MCEVERS: So as we think about the idea that at some point the women's movement decided we're going to stop using the word lady and we're going to start using the word woman, and now with this sometimes emphasis on the word female, I think a lot of people in feminist circles would say that puts too much emphasis on the biological.

TANNEN: In my own writing, I avoid female and try to say woman because I feel that the word female has connotations of not just biology, but also non-human mammals. The idea of female to me is more appropriate for a female animal.

MCEVERS: You know, I think about words that we don't really say anymore. You don't hear people say stewardess. People say flight attendant. There's a whole conversation about actress versus actor. But in the case of the first female or woman presidential nominee for a major party, the modifier is important, right?

TANNEN: It is important. I don't think the distinction between female and woman is as significant as taking the E-S-S endings off words like actress, stewardess. Those endings created a sense of trivial unimportant, easily dismissed. Would you entrust your life to a doctoress?

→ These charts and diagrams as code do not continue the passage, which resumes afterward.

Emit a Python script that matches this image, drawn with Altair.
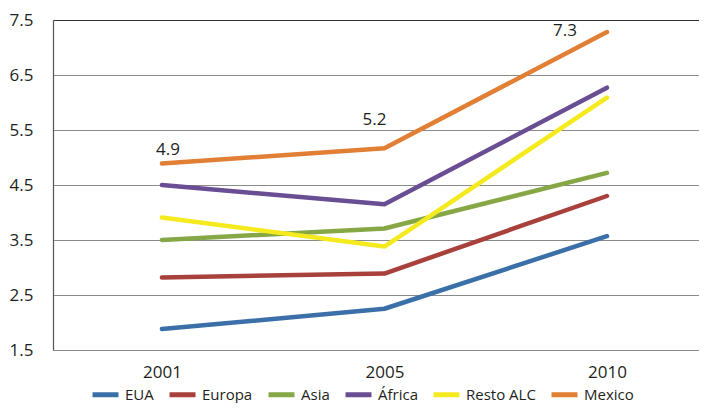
import altair as alt
import pandas as pd

years = ["2001", "2005", "2010"]
series = ["EUA", "Europa", "Asia", "África", "Resto ALC", "Mexico"]
values = {
    "EUA": [1.88, 2.25, 3.57],
    "Europa": [2.82, 2.89, 4.30],
    "Asia": [3.50, 3.71, 4.72],
    "África": [4.50, 4.15, 6.27],
    "Resto ALC": [3.91, 3.38, 6.09],
    "Mexico": [4.89, 5.17, 7.28],
}
colors = ["#3b6fa8", "#a8403c", "#86a745", "#6a4e94", "#f4ea1e", "#e17f35"]
mexico_labels = ["4.9", "5.2", "7.3"]
y_ticks = [1.5, 2.5, 3.5, 4.5, 5.5, 6.5, 7.5]

rows = []
for s in series:
    for yr, v in zip(years, values[s]):
        rows.append({"year": yr, "serie": s, "value": v})
df = pd.DataFrame(rows)

lab = pd.DataFrame({"year": years, "value": values["Mexico"], "label": mexico_labels})

FONT = "Open Sans"

x_scale = alt.Scale(type="point", padding=0.4517, align=0.542)
y_scale = alt.Scale(domain=[1.5, 7.5], nice=False, zero=False)

x_enc = alt.X("year:O", sort=years, scale=x_scale,
              axis=alt.Axis(title=None, labelAngle=0, domain=False, ticks=False, grid=False,
                            labelFontSize=17, labelPadding=14, labelColor="#231f20",
                            labelFont=FONT))
y_enc = alt.Y("value:Q", scale=y_scale,
              axis=alt.Axis(title=None, values=y_ticks, format=".1f", ticks=False,
                            domainColor="#555555", domainWidth=1.2,
                            gridColor={"condition": {"test": "datum.value == 7.5", "value": "#333333"}, "value": "#8a8a8a"},
                            gridWidth=1.2,
                            labelFontSize=17, labelPadding=20, labelColor="#231f20",
                            labelFont=FONT))

lines = alt.Chart(df).mark_line(strokeWidth=4.5, strokeCap="round", strokeJoin="round").encode(
    x=x_enc,
    y=y_enc,
    color=alt.Color("serie:N", sort=series,
                    scale=alt.Scale(domain=series, range=colors),
                    legend=alt.Legend(title=None, orient="none", direction="horizontal",
                                      legendX=37, legendY=359,
                                      symbolType="stroke", symbolStrokeWidth=5,
                                      symbolSize=676, labelFontSize=15,
                                      labelFont=FONT, labelColor="#231f20",
                                      columnPadding=5, labelOffset=4, padding=0)),
    order=alt.Order("year:O"),
)

offsets = [(6, -14), (-10, -28), (-42, -1)]
texts = []
for yr, (dx, dy) in zip(years, offsets):
    texts.append(
        alt.Chart(lab).transform_filter(alt.datum.year == yr)
        .mark_text(dx=dx, dy=dy, fontSize=17, font=FONT, color="#231f20")
        .encode(x=alt.X("year:O", sort=years), y="value:Q", text="label:N")
    )

chart = alt.layer(lines, *texts).properties(
    width=646, height=330,
    background="white",
    autosize=alt.AutoSizeParams(type="none"),
    padding={"left": 45, "top": 12, "right": 0, "bottom": 53},
).configure_view(stroke=None)

chart.save("out.html", embed_options={"renderer": "svg", "actions": False})
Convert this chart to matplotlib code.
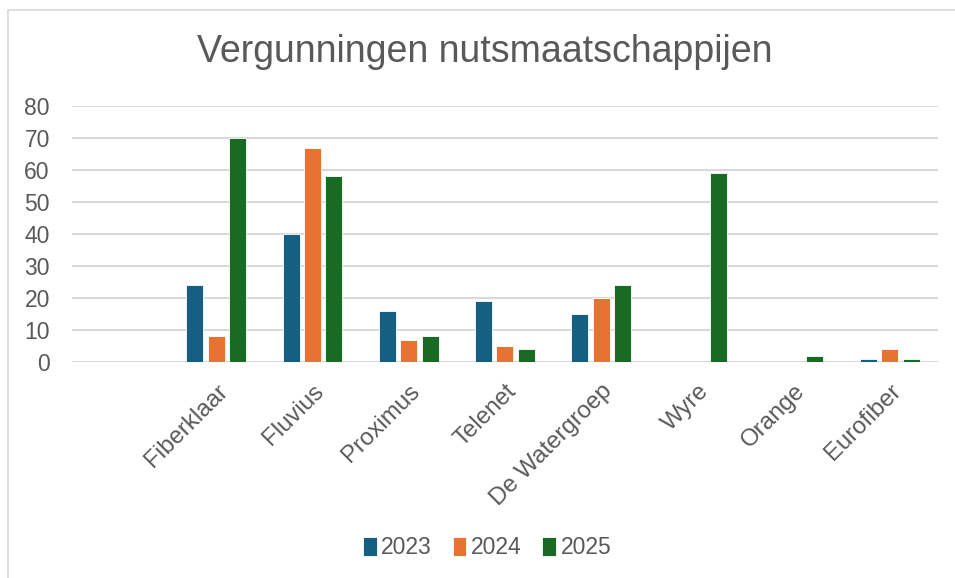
import numpy as np
import matplotlib.pyplot as plt
from matplotlib.patches import Rectangle

plt.rcParams['font.family'] = ['Liberation Sans', 'DejaVu Sans']

# data (first slot is an empty category in the source sheet)
categories = ["", "Fiberklaar", "Fluvius", "Proximus", "Telenet",
              "De Watergroep", "Wyre", "Orange", "Eurofiber"]
years = ["2023", "2024", "2025"]
v2023 = [np.nan, 24, 40, 16, 19, 15, 0, 0, 1]
v2024 = [np.nan, 8, 67, 7, 5, 20, 0, 0, 4]
v2025 = [np.nan, 70, 58, 8, 4, 24, 59, 2, 1]
colors = ["#156082", "#E97132", "#196B24"]

fig = plt.figure(figsize=(9.55, 5.78), dpi=100)
ax = fig.add_axes([0.0754, 0.3737, 0.9066, 0.4429])

# light chart-area border
fig.patches.append(Rectangle((8 / 955, -0.01), 1.0, 1 - 10 / 578 + 0.01,
                             transform=fig.transFigure, fill=False,
                             edgecolor="#d9d9d9", linewidth=1.2))

x = np.arange(len(categories))
w = 0.177
step = 0.222
for i, (vals, c, lab) in enumerate(zip([v2023, v2024, v2025], colors, years)):
    ax.bar(x + (i - 1) * step, vals, width=w, color=c, label=lab,
           edgecolor="white", linewidth=0.6, zorder=3)

ax.set_xlim(-0.5, len(categories) - 0.5)
ax.set_ylim(0, 80)
ax.set_yticks(range(0, 81, 10))
ax.yaxis.grid(True, color="#d9d9d9", linewidth=1.5, zorder=0)
for s in ax.spines.values():
    s.set_visible(False)

ax.set_xticks(x)
ax.set_xticklabels(categories, rotation=45, ha="right",
                   rotation_mode="anchor")
ax.tick_params(axis="x", length=0, pad=13, labelsize=17.3, labelcolor="#595959")
ax.tick_params(axis="y", length=0, pad=16, labelsize=16.5, labelcolor="#595959")

fig.suptitle("Vergunningen nutsmaatschappijen", x=0.508, y=0.91,
             fontsize=27, color="#595959", va="center")

fig.legend(loc="center", bbox_to_anchor=(0.51, 0.052), ncol=3, frameon=False,
           fontsize=16.5, labelcolor="#595959", handlelength=0.6,
           handleheight=0.9, handletextpad=0.2, columnspacing=0.9)

fig.savefig("out.png", dpi=100)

I don't think the distinction between female and woman has quite that impact. It's not like moving on from the words girl and the words lady where girl trivialized, lady trivialized. Both of them made the woman being talked about less important, less serious, less worthy of respect.

MCEVERS: So female or woman, either one probably fine?

TANNEN: I think some people are going to prefer female. Some will prefer woman. One will probably rise to the top, and the other will probably go the way of girl and lady. I do prefer woman, but I don't feel that the distinction is as significant as some of the other words that we've left behind.

MCEVERS: That's Deborah Tannen. She is a linguistics professor at Georgetown University. Thank you very much for joining us.